The Federal Reserve has directed its corps of examiners to step up scrutiny of bank mutual fund activities.

In a letter. to supervision chiefs at each of the 12 Federal Reserve Banks, the Fed said examiners should review banks' disclosure practices to make sure customers understand that mutual funds can fluctuate in value.

In addition, examiners should insist that mutual funds be sold only in "a physical location separate from the area where the business involving insured bank deposits is conducted," the Fed said.

"Signaling" by the Fed

The official guidelines are somewhat stricter and considerably more detailed than any issued so far by a bank regulatory agency.

They were spelled out in a June letter signed by Richard Spillenkothen, director of the Fed's division of banking supervision and regulation.

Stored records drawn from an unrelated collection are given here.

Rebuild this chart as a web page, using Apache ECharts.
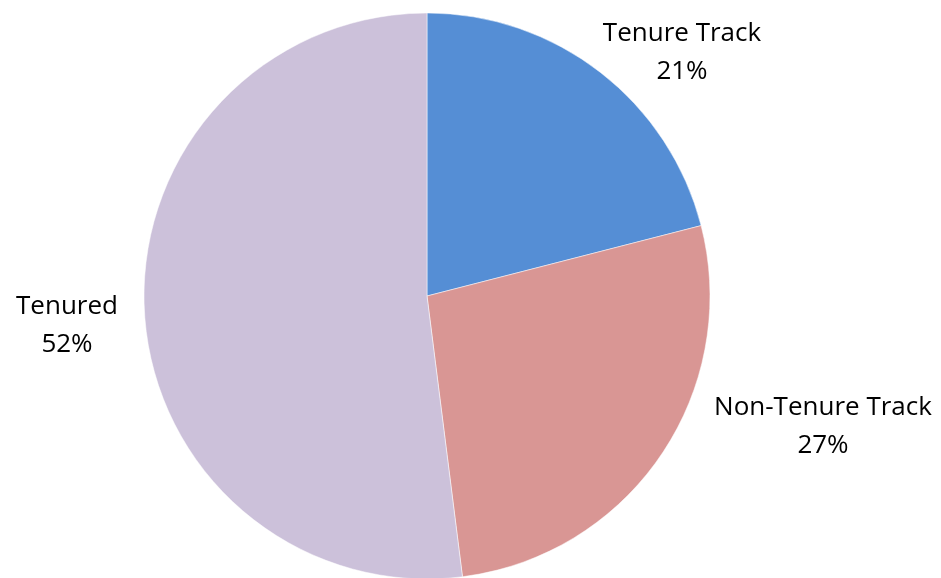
<!DOCTYPE html>
<html>
<head>
<meta charset="utf-8">
<script src="https://cdn.jsdelivr.net/npm/echarts@6/dist/echarts.min.js"></script>
<style>
  html, body { margin: 0; padding: 0; background: #fff; }
  #chart { width: 941px; height: 578px; }
</style>
</head>
<body>
<div id="chart"></div>
<script>
// Faculty appointment types (percent of total)
const categories = ['Tenure Track', 'Non-Tenure Track', 'Tenured'];
const shares = [21, 27, 52];
const colors = ['#558ED5', '#D99694', '#CCC1DA'];

// Where each label's text block is centred
const labelSpots = [[682, 53], [823, 427], [67, 326]];

const chart = echarts.init(document.getElementById('chart'));
chart.setOption({
  animation: false,
  series: [{
    type: 'pie',
    center: [427, 296],
    radius: 283,
    startAngle: 90,
    clockwise: true,
    data: categories.map((name, i) => ({
      name,
      value: shares[i],
      itemStyle: { color: colors[i] }
    })),
    itemStyle: { borderColor: '#ffffff', borderWidth: 0.5 },
    label: {
      show: true,
      position: 'outside',
      formatter: p => p.name + '\n' + p.value + '%',
      fontFamily: 'Open Sans',
      fontSize: 26,
      lineHeight: 38,
      color: '#000000',
      align: 'center',
      overflow: 'none',
      width: 300
    },
    labelLine: { show: false },
    labelLayout: params => {
      const spot = labelSpots[params.dataIndex];
      return { x: spot[0], y: spot[1], align: 'center', verticalAlign: 'middle' };
    }
  }]
});
</script>
</body>
</html>
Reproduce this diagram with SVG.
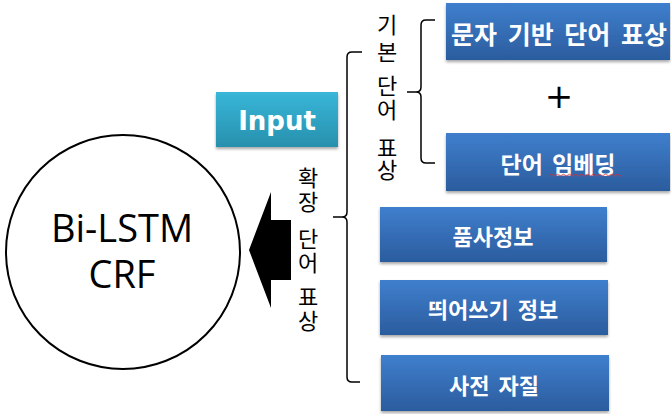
<svg xmlns="http://www.w3.org/2000/svg" width="671" height="414" viewBox="0 0 671 414">
<style>
.lbl{font-family:"Noto Sans CJK KR","Noto Sans",sans-serif;font-weight:bold;fill:#fff;text-anchor:middle}
.vt{font-family:"Noto Sans CJK KR",sans-serif;font-size:22px;fill:#000;writing-mode:vertical-rl;text-orientation:upright}
.br{fill:none;stroke:#000;stroke-width:1.5}
</style>
<defs>
<linearGradient id="blue" x1="0" y1="0" x2="0" y2="1">
<stop offset="0" stop-color="#3f7fcd"/>
<stop offset="1" stop-color="#2b5c9e"/>
</linearGradient>
<linearGradient id="teal" x1="0" y1="0" x2="0" y2="1">
<stop offset="0" stop-color="#38b6d8"/>
<stop offset="1" stop-color="#2890ad"/>
</linearGradient>
<filter id="sh" x="-5%" y="-10%" width="110%" height="130%">
<feDropShadow dx="0" dy="2" stdDeviation="1.5" flood-color="#000" flood-opacity="0.35"/>
</filter>
</defs>

<g id="model">
<circle cx="123" cy="252" r="117" fill="#fff" stroke="#000" stroke-width="2"/>
<text font-family="Open Sans,sans-serif" font-size="38" text-anchor="middle"><tspan x="122" y="242">Bi-LSTM</tspan><tspan x="122" y="288">CRF</tspan></text>
</g>

<g id="connectors">
<polygon points="249,250 271,192 271,220 291,220 291,280 271,280 271,308" fill="#000"/>
<path class="br" d="M362,52 L352,52 Q347,52 347,57 L347,212 Q347,217 342,217 L333,217 M342,217 Q347,217 347,222 L347,377 Q347,382 352,382 L360,382"/>
<path class="br" d="M435,20 L426,20 Q421,20 421,25 L421,87 Q421,92 416,92 L407,92 M416,92 Q421,92 421,97 L421,158 Q421,163 426,163 L435,163"/>
</g>

<g id="input">
<rect x="216" y="92" width="122" height="55" fill="url(#teal)" filter="url(#sh)"/>
<text x="277" y="130" font-family="DejaVu Sans,sans-serif" font-weight="bold" font-size="26" fill="#fff" text-anchor="middle">Input</text>
</g>

<g id="label-ext">
<text class="vt" letter-spacing="2"><tspan x="308" y="167">확장</tspan><tspan x="308" y="228">단어</tspan><tspan x="308" y="286">표상</tspan></text>
</g>

<g id="label-base">
<text class="vt" letter-spacing="5"><tspan x="387" y="14">기본</tspan><tspan x="387" y="75" letter-spacing="2">단어</tspan><tspan x="387" y="137" letter-spacing="0">표상</tspan></text>
</g>

<g id="char-rep">
<rect x="446" y="3" width="224" height="57" fill="url(#blue)" filter="url(#sh)"/>
<text class="lbl" x="559" y="44" font-size="25" word-spacing="5">문자 기반 단어 표상</text>
</g>

<g id="plus">
<text x="559" y="108" font-family="DejaVu Sans,sans-serif" font-size="34" text-anchor="middle" fill="#000">+</text>
</g>

<g id="word-emb">
<rect x="446" y="133" width="224" height="58" fill="url(#blue)" filter="url(#sh)"/>
<text class="lbl" x="558" y="173" font-size="23" word-spacing="4">단어 임베딩</text>
<path d="M550,175 q1.5,-1.5 3,0 t3,0 t3,0 t3,0 t3,0 t3,0 t3,0 t3,0 t3,0 t3,0 t3,0 t3,0 t3,0 t3,0 t3,0 t3,0 t3,0 t3,0 t3,0 t3,0 t3,0 t3,0 t3,0 t3,0" fill="none" stroke="#e03030" stroke-width="0.8"/>
</g>

<g id="pos">
<rect x="380" y="207" width="227" height="55" fill="url(#blue)" filter="url(#sh)"/>
<text class="lbl" x="493" y="245" font-size="22">품사정보</text>
</g>

<g id="spacing">
<rect x="380" y="280" width="228" height="55" fill="url(#blue)" filter="url(#sh)"/>
<text class="lbl" x="493" y="318" font-size="22" word-spacing="4">띄어쓰기 정보</text>
</g>

<g id="dict">
<rect x="381" y="355" width="228" height="56" fill="url(#blue)" filter="url(#sh)"/>
<text class="lbl" x="494" y="394" font-size="22" word-spacing="4">사전 자질</text>
</g>
</svg>
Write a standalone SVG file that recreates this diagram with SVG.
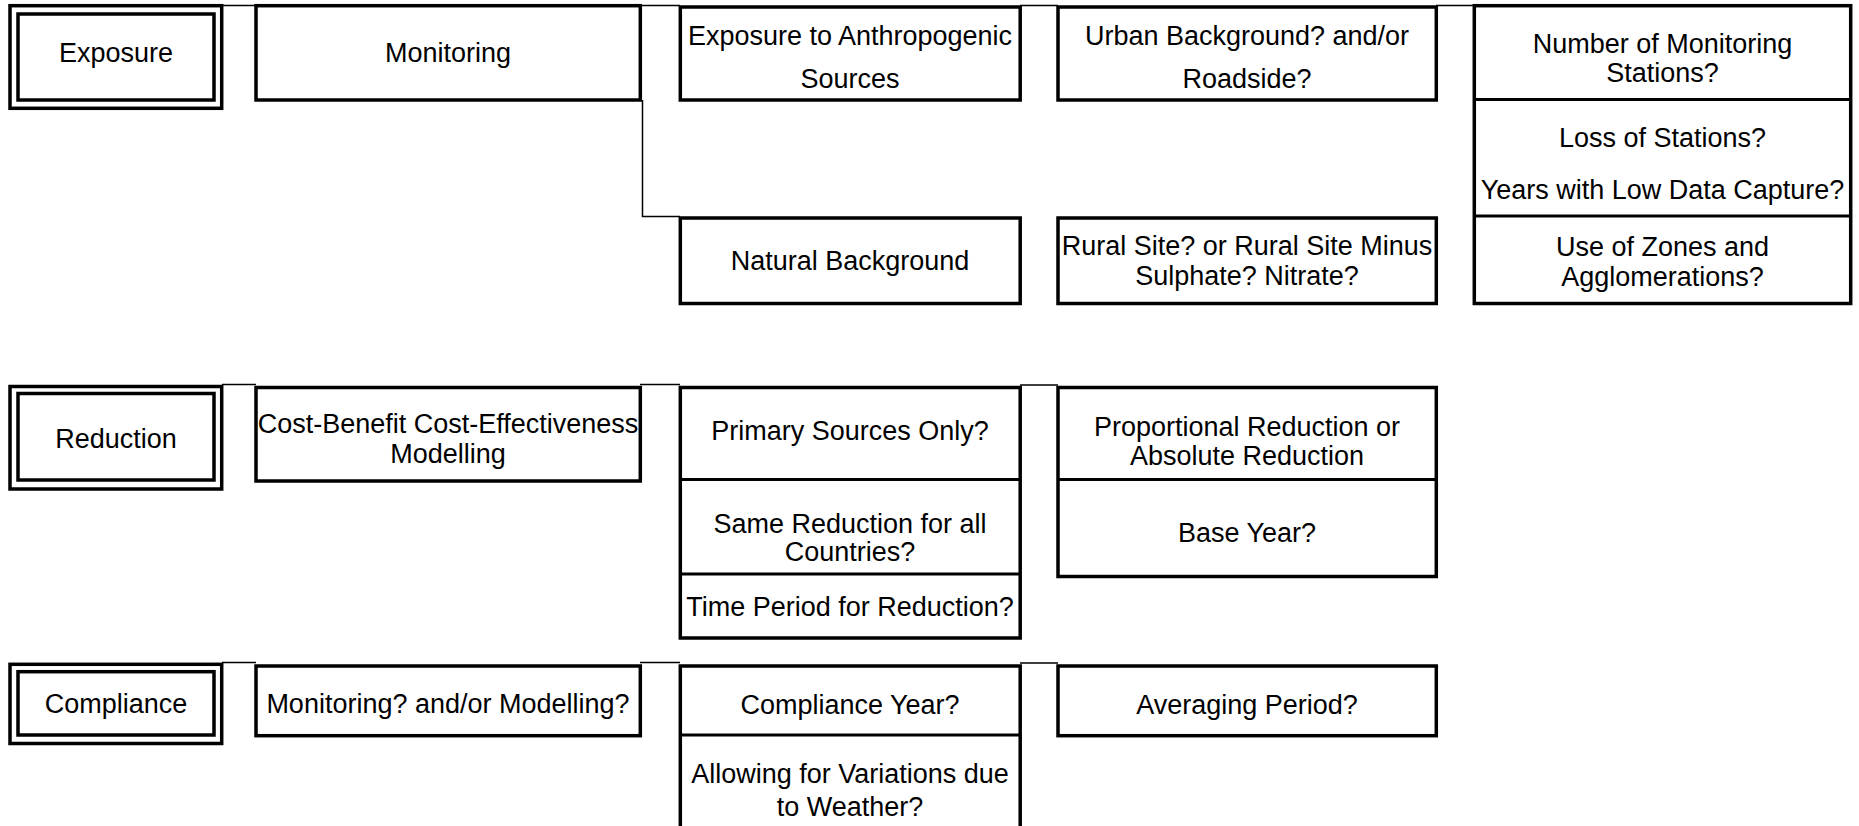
<svg xmlns="http://www.w3.org/2000/svg" width="1859" height="826" viewBox="0 0 1859 826">
<style>
.box{fill:#fff;stroke:#000;stroke-width:3.5}
.dv{stroke:#000;stroke-width:3;fill:none}
.conn{stroke:#000;stroke-width:1.5;fill:none}
text{font-family:"Liberation Sans",Arial,sans-serif;font-size:27px;text-anchor:middle;fill:#000}
</style>
<rect width="1859" height="826" fill="#fff"/>
<g id="connectors">
<path class="conn" d="M222 5.5H256M640 5.5H680M1020 5.5H1058M1436 5.5H1474"/>
<path class="conn" d="M642.5 100V216.5H680"/>
<path class="conn" d="M222 384.5H256M640 384.5H680M1020 385H1058"/>
<path class="conn" d="M222 662.5H256M640 662.5H680M1020 663H1058"/>
</g>
<g id="exposure">
<rect class="box" x="10" y="5.7" width="211.7" height="102.6"/>
<rect class="box" x="18" y="14" width="196" height="86"/>
<text x="116" y="62">Exposure</text>
</g>
<g id="monitoring">
<rect class="box" x="256" y="5.7" width="384.3" height="94.3"/>
<text x="448" y="62">Monitoring</text>
</g>
<g id="anthropogenic">
<rect class="box" x="680.3" y="7" width="339.9" height="93"/>
<text x="850" y="45">Exposure to Anthropogenic</text>
<text x="850" y="88">Sources</text>
</g>
<g id="urban">
<rect class="box" x="1058" y="7" width="378.3" height="93"/>
<text x="1247" y="45">Urban Background? and/or</text>
<text x="1247" y="88">Roadside?</text>
</g>
<g id="stations">
<rect class="box" x="1474.3" y="5.7" width="376.4" height="297.8"/>
<path class="dv" d="M1474.3 99.5H1850.7M1474.3 216H1850.7"/>
<text x="1662.5" y="53">Number of Monitoring</text>
<text x="1662.5" y="82">Stations?</text>
<text x="1662.5" y="147">Loss of Stations?</text>
<text x="1662.5" y="199">Years with Low Data Capture?</text>
<text x="1662.5" y="256">Use of Zones and</text>
<text x="1662.5" y="286">Agglomerations?</text>
</g>
<g id="natural">
<rect class="box" x="680.3" y="218" width="339.9" height="85.5"/>
<text x="850" y="270">Natural Background</text>
</g>
<g id="rural">
<rect class="box" x="1058" y="218" width="378.3" height="85.5"/>
<text x="1247" y="255">Rural Site? or Rural Site Minus</text>
<text x="1247" y="285">Sulphate? Nitrate?</text>
</g>
<g id="reduction">
<rect class="box" x="10" y="386.5" width="211.7" height="102.5"/>
<rect class="box" x="18" y="393.5" width="196" height="86.5"/>
<text x="116" y="448">Reduction</text>
</g>
<g id="costbenefit">
<rect class="box" x="256" y="387.5" width="384.3" height="93.5"/>
<text x="448" y="433">Cost-Benefit Cost-Effectiveness</text>
<text x="448" y="463">Modelling</text>
</g>
<g id="primary">
<rect class="box" x="680.3" y="387.5" width="339.9" height="250.5"/>
<path class="dv" d="M680.3 479.5H1020.2M680.3 574H1020.2"/>
<text x="850" y="440">Primary Sources Only?</text>
<text x="850" y="533">Same Reduction for all</text>
<text x="850" y="561">Countries?</text>
<text x="850" y="616">Time Period for Reduction?</text>
</g>
<g id="proportional">
<rect class="box" x="1058" y="387.5" width="378.3" height="189"/>
<path class="dv" d="M1058 479.5H1436.3"/>
<text x="1247" y="436">Proportional Reduction or</text>
<text x="1247" y="465">Absolute Reduction</text>
<text x="1247" y="542">Base Year?</text>
</g>
<g id="compliance">
<rect class="box" x="10" y="664.3" width="211.7" height="79.2"/>
<rect class="box" x="18" y="671.7" width="196" height="63.3"/>
<text x="116" y="713">Compliance</text>
</g>
<g id="monmod">
<rect class="box" x="256" y="666" width="384.3" height="69.7"/>
<text x="448" y="713">Monitoring? and/or Modelling?</text>
</g>
<g id="complianceyear">
<rect class="box" x="680.3" y="666" width="339.9" height="170"/>
<path class="dv" d="M680.3 735H1020.2"/>
<text x="850" y="714">Compliance Year?</text>
<text x="850" y="783">Allowing for Variations due</text>
<text x="850" y="816">to Weather?</text>
</g>
<g id="averaging">
<rect class="box" x="1058" y="666" width="378.3" height="69.7"/>
<text x="1247" y="714">Averaging Period?</text>
</g>
</svg>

"The Fed is signaling that it is going to be active in this area, as the Office of the Comptroller of the Currency has been," said Donald W. Smith, a law partner with Kirkpatrick & Lockhart, Washington.

The Fed's guidelines apply to examiners of state-chartered banks that belong to the Federal Reserve System.

Joining Forces?

Regulatory scrutiny of the bank mutual fund business has intensified in recent months as the number of banks offering the investment products has ballooned.

The Comptroller's office has been in the forefront, but its guidance for the most part has been issued informally -- in speeches by senior executives or in letters to individual institutions.

Now the regulators appear to be joining forces. In his letter, Mr. Spinenkothen revealed that regulators are jointly reviewing "the sale of all uninsured investment products on bank premises."

"It is expected that, as a result of this review, a more extensive policy statement will be released at a later date," Mr. Spillenkothen wrote.

Industry observers said this is good news.

"Given the proliferation of statements and letters in this area, a coordinated approach is very desirable," said Mr. Smith, the Washington attorney.

In his letter, Mr. Spillenkothen said the Fed's key aim is to ensure that mutual fund sales activities are clearly separated from insured deposit-taking activities.

To that end, examiners were instructed to evaluate whether disclosures are effective in conveying that mutual funds are not guaranteed by the bank or the Federal Deposit Insurance Corp.

In addition, examiners are to evaluate whether banks that act as investment advisers to mutual funds disclose their role effectively.

The Fed also said that disclosures about the uninsured nature of mutual fund investments should be included by banks on Periodic statements, transaction confirmations, and promotional materials.

"As the level of mutual fund sales on bank premises increases, the need to carefully monitor these activities during the course of all examinations remains critical," Mr. Spillenkothen wrote.